Differences between English and Japanese

So I have learned Japanese for a period and I realized that there are several differences between learning English and Japanese. These are some differences I came up with, there are probably more so I would like to hear more opinions :smiley:

First, difference in characters: The most obvious difference between English grammar and Japanese grammar is probably the characters. In English, or Italian, or Frence, .etc…, all of these languages follow Latin characters from A to Z. However, Japanese grammar does not have Latin characters, it has its own 3 types of characters: Hiragana, Katakana, and Kanji.

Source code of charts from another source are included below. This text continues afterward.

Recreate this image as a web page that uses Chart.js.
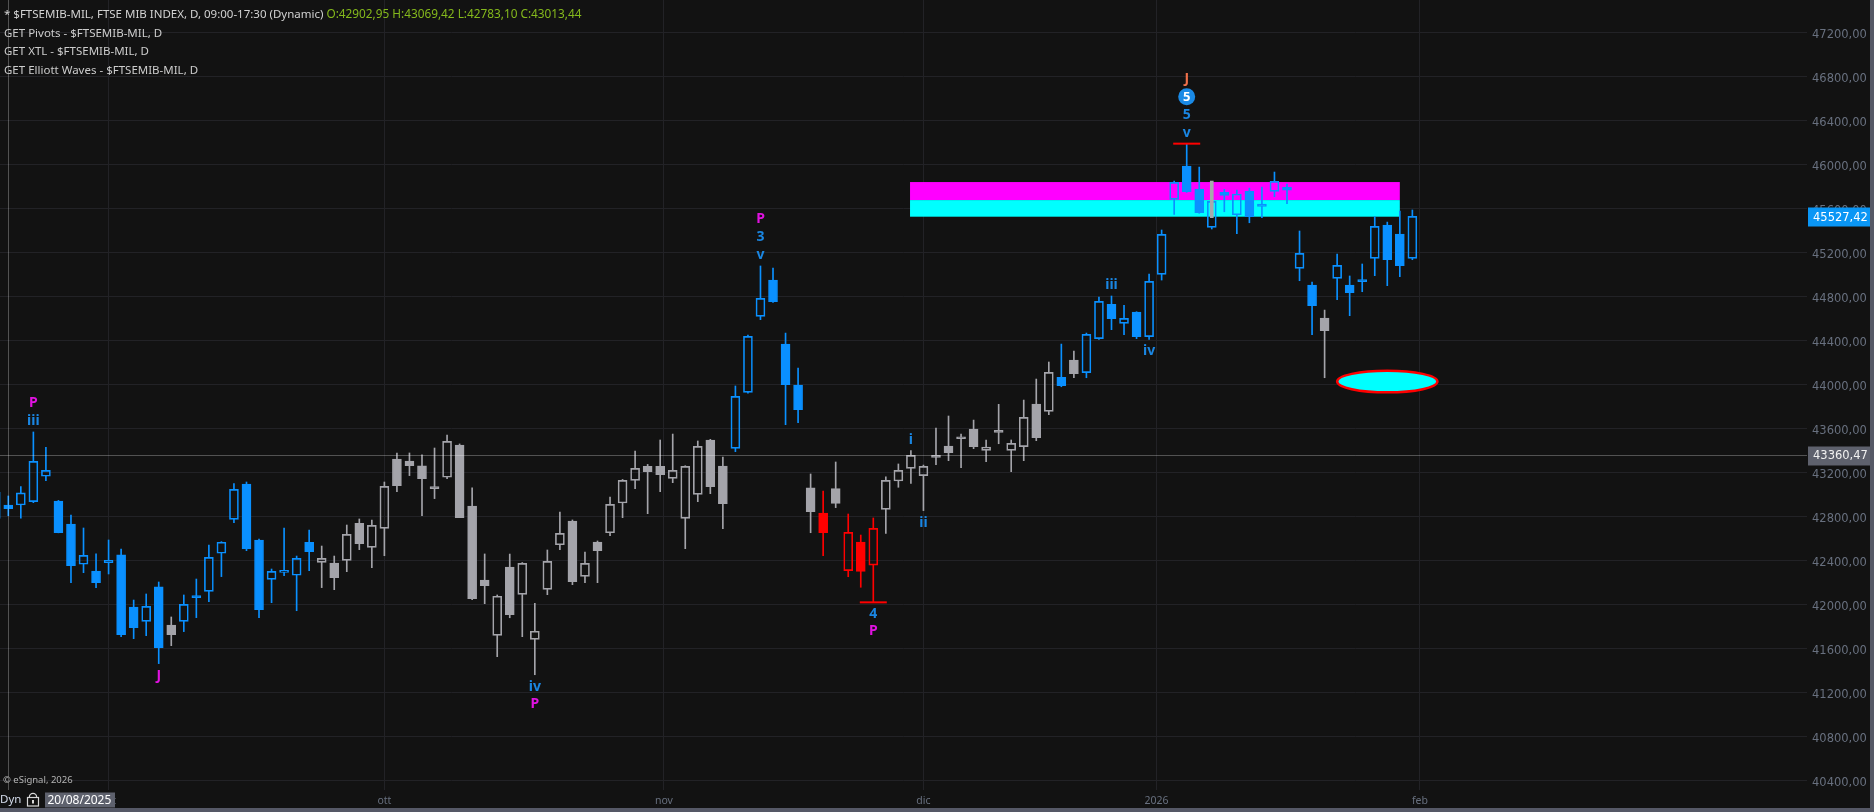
<!DOCTYPE html>
<html><head><meta charset="utf-8">
<script src="https://cdn.jsdelivr.net/npm/chart.js@4.4.1/dist/chart.umd.min.js"></script>
<style>html,body{margin:0;padding:0;background:#121212;overflow:hidden}canvas{display:block}</style>
</head><body>
<canvas id="c" width="1874" height="812"></canvas>
<script>
// ---------- DATA ----------
const opens = [43018,42903,42902.95,42933,43164,42939,42730,42364,42303,42379,
42449,41976,41845,42158,41812,41845,42073,42118,42464,42773,
43094,42585,42227,42291,42264,42564,42382,42376,42400,42736,
42518,42691,43321,43303,43258,43067,43155,43448,42894,42221,
41718,42339,42090,41682,42136,42542,42757,42254,42567,42651,
42921,43127,43254,43254,43145,42782,43000,43494,43257,43418,
43927,44618,44948,44366,43994,43058,42830,43052,42306,42567,
42357,42863,43121,43236,43170,43348,43439,43521,43594,43400,
43575,43400,43433,43821,43754,44063,44221,44106,44415,44727,
44554,44657,44433,45000,45682,45985,45776,45427,45745,45542,
45754,45618,45754,45766,45054,44903,44603,44963,44903,44948,
45145,45448,45366,45145];
const highs = [43040,42985,43069.42,43567,43427,42945,42812,42694,42458,42585,
42503,42039,42094,42203,41885,42085,42230,42539,42570,43097,
43112,42594,42321,42694,42439,42676,42530,42439,42721,42776,
42767,43112,43376,43376,43358,43421,43539,43458,43058,42458,
42085,42457,42380,42009,42494,42839,42767,42476,42576,42976,
43135,43394,43272,43494,43548,43260,43485,43500,43339,43985,
44448,45076,45057,44466,44148,43185,43030,43294,42821,42630,
42785,43160,43276,43397,43266,43603,43712,43548,43675,43494,
43818,43494,43857,44048,44203,44366,44303,44466,44794,44803,
44718,44660,45003,45403,45848,46188,45975,45712,45772,45766,
45784,45794,45930,45821,45394,44930,44675,45184,44985,45094,
45524,45475,45575,45585];
const lows = [42770,42806,42783.10,42924,43124,42650,42197,42288,42152,42276,
41706,41688,41715,41461,41624,41752,41879,42024,42252,42742,
42488,41879,42015,42261,41942,42306,42152,42133,42297,42497,
42333,42442,43024,43170,42806,42961,43142,42788,42042,42006,
41524,41878,41706,41360,42088,42497,42179,42197,42197,42624,
42788,43051,42824,43024,43106,42506,42933,43006,42688,43388,
43920,44588,44745,43633,43651,42651,42442,42879,42251,42155,
42018,42645,43064,43100,42852,43269,43306,43242,43415,43297,
43460,43206,43306,43488,43724,43978,44060,44060,44409,44497,
44451,44415,44409,44948,45545,45745,45555,45412,45569,45369,
45469,45515,45706,45642,44942,44451,44060,44769,44624,44842,
44988,44897,44979,45133];
const closes = [42782,42870,43013.44,43300,43218,42652,42352,42445,42197,42400,
41724,41788,41982,41606,41724,42000,42061,42427,42564,43045,
42503,41952,42300,42309,42418,42479,42418,42242,42636,42552,
42718,43073,43079,43261,43142,43052,43482,42788,42052,42170,
42073,41906,42372,41755,42391,42645,42206,42372,42488,42909,
43127,43236,43206,43179,43218,43254,43436,43070,42915,43891,
44436,44782,44751,43996,43769,42842,42651,42918,42654,42300,
42691,43127,43218,43354,43254,43336,43379,43505,43433,43430,
43563,43463,43700,43515,44109,43987,44097,44454,44754,44597,
44600,44433,44936,45363,45836,45751,45560,45663,45718,45730,
45524,45639,45845,45790,45191,44715,44488,45081,44833,44933,
45436,45133,45078,45527.42];
// indicator state per candle: b = blue, g = neutral, r = red
const colorCodes = ("bbbbbbbbbb"+"bbbbgbbbbb"+"bbbbbbgggg"+"gggggggggg"+"gggggggggg"+
  "gggggggggb"+"bbbbbgrgrr"+"rggggggggg"+"gggggbgbbb"+"bbbbbbbbbb"+"bbbbbbgbbb"+"bbbb").split('');

const yTickValues = [40400,40800,41200,41600,42000,42400,42800,43200,43600,44000,44400,44800,45200,45600,46000,46400,46800,47200];
const monthTickIdx = [9, 31, 53.3, 74, 92.6, 113.6];
const monthLabels = ['set','ott','nov','dic','2026','feb'];

const lastPrice = 45527.42;
const crosshairPrice = 43360.47;
const crosshairIdx = 1;
const crosshairDate = '20/08/2025';

const zoneIdx = [72.93, 112.0];
const zoneUpper = [45675, 45839];   // magenta band
const zoneLower = [45524, 45675];   // cyan band
const targetIdx = [107, 115];
const targetVal = [43927, 44124];
const xtlBar = {i: 97, lo: 45515, hi: 45848};
const lowMarkerIdx = 70, highMarkerIdx = 95;

const waveLabels = [
  {i: 3,  side: 'above', items: [{t:'iii',k:'wave'},{t:'P',k:'pivot'}]},
  {i: 13, side: 'below', items: [{t:'J',k:'pivot'}]},
  {i: 43, side: 'below', items: [{t:'iv',k:'wave'},{t:'P',k:'pivot'}]},
  {i: 61, side: 'above', items: [{t:'v',k:'wave'},{t:'3',k:'wave'},{t:'P',k:'pivot'}]},
  {i: 70, side: 'below', items: [{t:'4',k:'wave'},{t:'P',k:'pivot'}]},
  {i: 73, side: 'above', items: [{t:'i',k:'wave'}]},
  {i: 74, side: 'below', items: [{t:'ii',k:'wave'}]},
  {i: 89, side: 'above', items: [{t:'iii',k:'wave'}]},
  {i: 92, side: 'below', items: [{t:'iv',k:'wave'}]},
  {i: 95, side: 'above', items: [{t:'v',k:'wave'},{t:'5',k:'wave'},{t:'5',k:'circle'},{t:'J',k:'major'}]}
];

const titleMain = '* $FTSEMIB-MIL, FTSE MIB INDEX, D, 09:00-17:30 (Dynamic)';
const titleOHLC = 'O:42902,95 H:43069,42 L:42783,10 C:43013,44';
const studyLines = ['GET Pivots - $FTSEMIB-MIL, D','GET XTL - $FTSEMIB-MIL, D','GET Elliott Waves - $FTSEMIB-MIL, D'];

// ---------- STYLE ----------
const BG = '#121212', GRID = '#222226', AXIS = '#68707f';
const COL = {b:'#0a90ff', g:'#a4a4aa', r:'#ff0000'};
const KIND = {wave:'#1a86e2', pivot:'#e012e0', major:'#f0704a', circle:'#1a8ae6'};
const fmt = v => v.toFixed(2).replace('.', ',');

const xMin = 0.3382, xMax = 144.48;
const yMin = 40312, yMax = 47494;

const bodyData = opens.map((o,i)=>({x:i, y:[o, closes[i]]}));
const upperWick = highs.map((h,i)=>({x:i, y:[Math.max(opens[i], closes[i]), h]}));
const lowerWick = lows.map((l,i)=>({x:i, y:[l, Math.min(opens[i], closes[i])]}));

const overlay = {
  id: 'overlay',
  beforeDraw(chart){
    const c = chart.ctx; c.save(); c.fillStyle = BG; c.fillRect(0,0,chart.width,chart.height); c.restore();
  },
  beforeDatasetsDraw(chart){
    const c = chart.ctx, xs = chart.scales.x, ys = chart.scales.y, a = chart.chartArea;
    c.save();
    c.beginPath(); c.rect(a.left,a.top,a.right-a.left,a.bottom-a.top); c.clip();
    const x0 = xs.getPixelForValue(zoneIdx[0]), x1 = xs.getPixelForValue(zoneIdx[1]);
    c.fillStyle = '#ff00ff';
    let t = ys.getPixelForValue(zoneUpper[1]), b = ys.getPixelForValue(zoneUpper[0]);
    c.fillRect(x0, t, x1-x0, b-t);
    c.fillStyle = '#00ffff';
    t = ys.getPixelForValue(zoneLower[1]); b = ys.getPixelForValue(zoneLower[0]);
    c.fillRect(x0, t, x1-x0, b-t);
    c.restore();
  },
  afterDatasetsDraw(chart){
    const c = chart.ctx, xs = chart.scales.x, ys = chart.scales.y, a = chart.chartArea;
    c.save();
    // crosshair
    c.strokeStyle = 'rgba(255,255,255,0.27)'; c.lineWidth = 1;
    const cy = Math.round(ys.getPixelForValue(crosshairPrice)) + 0.5;
    c.beginPath(); c.moveTo(a.left, cy); c.lineTo(a.right, cy); c.stroke();
    const cx = Math.round(xs.getPixelForValue(crosshairIdx)) + 0.5;
    c.beginPath(); c.moveTo(cx, 0); c.lineTo(cx, a.bottom); c.stroke();
    // red markers
    c.fillStyle = '#ff0000';
    let mx = xs.getPixelForValue(lowMarkerIdx), my = ys.getPixelForValue(lows[lowMarkerIdx]);
    c.fillRect(mx-13.5, my-1, 27, 2);
    mx = xs.getPixelForValue(highMarkerIdx); my = ys.getPixelForValue(highs[highMarkerIdx]);
    c.fillRect(mx-13.5, my-1, 27, 2);
    // wave labels
    c.textAlign = 'center'; c.textBaseline = 'middle';
    waveLabels.forEach(l => {
      const x = xs.getPixelForValue(l.i);
      const base = l.side === 'above' ? ys.getPixelForValue(highs[l.i]) : ys.getPixelForValue(lows[l.i]);
      l.items.forEach((it,k) => {
        const y = l.side === 'above' ? base - 11 - k*18 : base + 12 + k*17;
        if (it.k === 'circle') {
          c.fillStyle = KIND.circle; c.beginPath(); c.arc(x, y, 8.5, 0, Math.PI*2); c.fill();
          c.fillStyle = '#ffffff'; c.font = 'bold 13px "Noto Sans"'; c.fillText(it.t, x, y+0.5);
        } else {
          c.fillStyle = KIND[it.k]; c.font = 'bold 14px "Noto Sans"'; c.fillText(it.t, x, y);
        }
      });
    });
    // target ellipse
    const ex0 = xs.getPixelForValue(targetIdx[0]), ex1 = xs.getPixelForValue(targetIdx[1]);
    const ey0 = ys.getPixelForValue(targetVal[1]), ey1 = ys.getPixelForValue(targetVal[0]);
    c.beginPath();
    c.ellipse((ex0+ex1)/2, (ey0+ey1)/2, (ex1-ex0)/2, (ey1-ey0)/2, 0, 0, Math.PI*2);
    c.fillStyle = '#00ffff'; c.fill();
    c.strokeStyle = '#ff0000'; c.lineWidth = 2.5; c.stroke();
    c.restore();
  },
  afterDraw(chart){
    const c = chart.ctx, ys = chart.scales.y, a = chart.chartArea;
    c.save();
    // header texts
    c.textAlign = 'left'; c.textBaseline = 'middle';
    c.font = '11.5px "Noto Sans"';
    c.fillStyle = '#d2d2d2';
    c.fillText(titleMain, 4, 14.5);
    const w = c.measureText(titleMain + ' ').width;
    c.fillStyle = '#84b81c';
    c.font = '11.8px "Noto Sans"';
    c.fillText(titleOHLC, 4 + w, 14.5);
    c.font = '11.5px "Noto Sans"';
    c.fillStyle = '#cccccc';
    studyLines.forEach((s,k) => c.fillText(s, 4, 33.5 + k*18.7));
    // price boxes on axis
    c.font = '11.5px "DejaVu Sans"';
    let y = ys.getPixelForValue(lastPrice);
    c.fillStyle = '#0a96f5'; c.fillRect(a.right+1, Math.round(y)-8.5, 1870-a.right-1, 19);
    c.fillStyle = '#ffffff'; c.fillText(fmt(lastPrice), a.right+6, y+1.5);
    y = ys.getPixelForValue(crosshairPrice);
    c.fillStyle = '#5e616d'; c.fillRect(a.right+1, Math.round(y)-8.5, 1870-a.right-1, 19);
    c.fillStyle = '#f0f0f0'; c.fillText(fmt(crosshairPrice), a.right+6, y+1.5);
    // bottom-left elements
    c.font = '9.5px "Noto Sans"'; c.fillStyle = '#b4b4b4';
    c.fillText('\u00A9 eSignal, 2026', 3, 780);
    c.fillStyle = '#5e616d'; c.fillRect(45, 792.5, 70, 15);
    c.font = '12px "Noto Sans"'; c.fillStyle = '#ffffff';
    c.fillText(crosshairDate, 47.5, 800.5);
    c.fillStyle = '#d4dcec'; c.font = '11.5px "Noto Sans"'; c.fillText('Dyn', 0, 800);
    // lock icon
    c.strokeStyle = '#d8d8d8'; c.lineWidth = 1.2;
    c.strokeRect(27.5, 797.5, 11, 8.5);
    c.beginPath(); c.arc(33, 797, 3.6, Math.PI, 0); c.stroke();
    c.fillStyle = '#d8d8d8'; c.fillRect(32, 800, 2, 3.5);
    // frame strips
    c.fillStyle = '#555866';
    c.fillRect(0, 808, 1874, 4);
    c.fillRect(1870, 0, 4, 812);
    c.restore();
  }
};

const candleColor = ctx => COL[colorCodes[ctx.dataIndex]];

new Chart(document.getElementById('c'), {
  type: 'bar',
  data: {
    datasets: [
      { label: 'xtl', data: [{x: xtlBar.i, y: [xtlBar.lo, xtlBar.hi]}], order: -1, grouped: false,
        barThickness: 3, backgroundColor: '#a8a8ac', borderWidth: 0 },
      { label: 'body', data: bodyData, order: 0, grouped: false, barThickness: 9, minBarLength: 2,
        borderWidth: 1, borderSkipped: false,
        backgroundColor: ctx => (closes[ctx.dataIndex] > opens[ctx.dataIndex]) ? 'rgba(0,0,0,0)' : candleColor(ctx),
        borderColor: candleColor },
      { label: 'upper wick', data: upperWick, order: 1, grouped: false, barThickness: 1,
        borderWidth: 0, backgroundColor: candleColor },
      { label: 'lower wick', data: lowerWick, order: 1, grouped: false, barThickness: 1,
        borderWidth: 0, backgroundColor: candleColor }
    ]
  },
  options: {
    responsive: false, animation: false, devicePixelRatio: 1,
    layout: { padding: 0 },
    plugins: { legend: { display: false }, tooltip: { enabled: false } },
    scales: {
      x: { type: 'linear', min: xMin, max: xMax, offset: false,
        grid: { color: GRID, drawTicks: false, offset: false }, border: { display: false },
        ticks: { autoSkip: false, maxRotation: 0, padding: 5, color: AXIS,
          font: { family: 'Noto Sans', size: 10.5 },
          callback: (v, idx) => monthLabels[idx] },
        afterBuildTicks: s => { s.ticks = monthTickIdx.map(v => ({value: v})); },
        afterFit: s => { s.height = 22; s.paddingLeft = 0; s.paddingRight = 0; } },
      y: { type: 'linear', position: 'right', min: yMin, max: yMax,
        grid: { color: GRID, drawTicks: false }, border: { display: false },
        ticks: { autoSkip: false, padding: 5, labelOffset: 2.5, color: AXIS,
          font: { family: 'DejaVu Sans', size: 11.5 },
          callback: v => fmt(v) },
        afterBuildTicks: s => { s.ticks = yTickValues.map(v => ({value: v})); },
        afterFit: s => { s.width = 67; s.paddingTop = 0; s.paddingBottom = 0; } }
    }
  },
  plugins: [overlay]
});
</script>
</body></html>
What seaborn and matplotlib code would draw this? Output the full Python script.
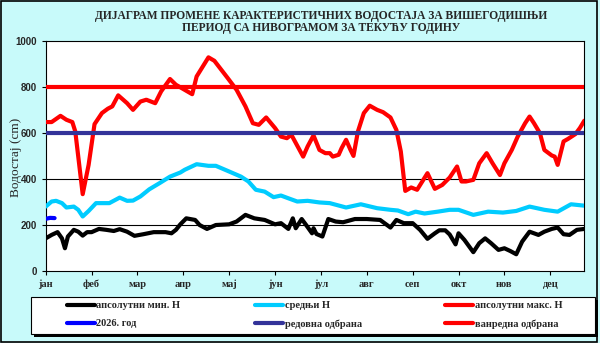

Sounds terrifying isn’t it? While Latin script has 26 characters, Hiragana and Katakana script each has 46 and 45 characters. Also we have to learn thousands of Kanji characters (based on Chinese characters) in which each character/word holds a difference meaning.

Second, difference in grammar tenses: Unlike English grammar which has tons of verb tenses, ranging from past tense to the future tense and each tense has 4 forms: simple, progressive, perfect, and perfect progressive; Japanese grammar only has 2 verb tenses: past and present tense and each tense has formal and informal form. That’s it! 2 tenses, in details, verbs in Japanese has “masu” ending. In present tense, the positive form will be “masu”, negative form will be “masen”; and in past tense, the positive form changes to “mashita” and negative form changes to “masendeshita”.

Third, difference in Particles order: So normally in English grammar we follow this order: Subject - Verb - Object, for example: “I eat rice.” But in Japanese grammar, the order is little bit different which is: Subject - Object - Verb. If we follow this order in English, the example above will be: “I rice eat.” Sounds nonsensical and funny, but actually that is how it works in Japanese. In Japanese, the sentence “I eat rice” will become “わたしはごはんを食べます” (watashi wa gohan wo tabemasu - I rice eat).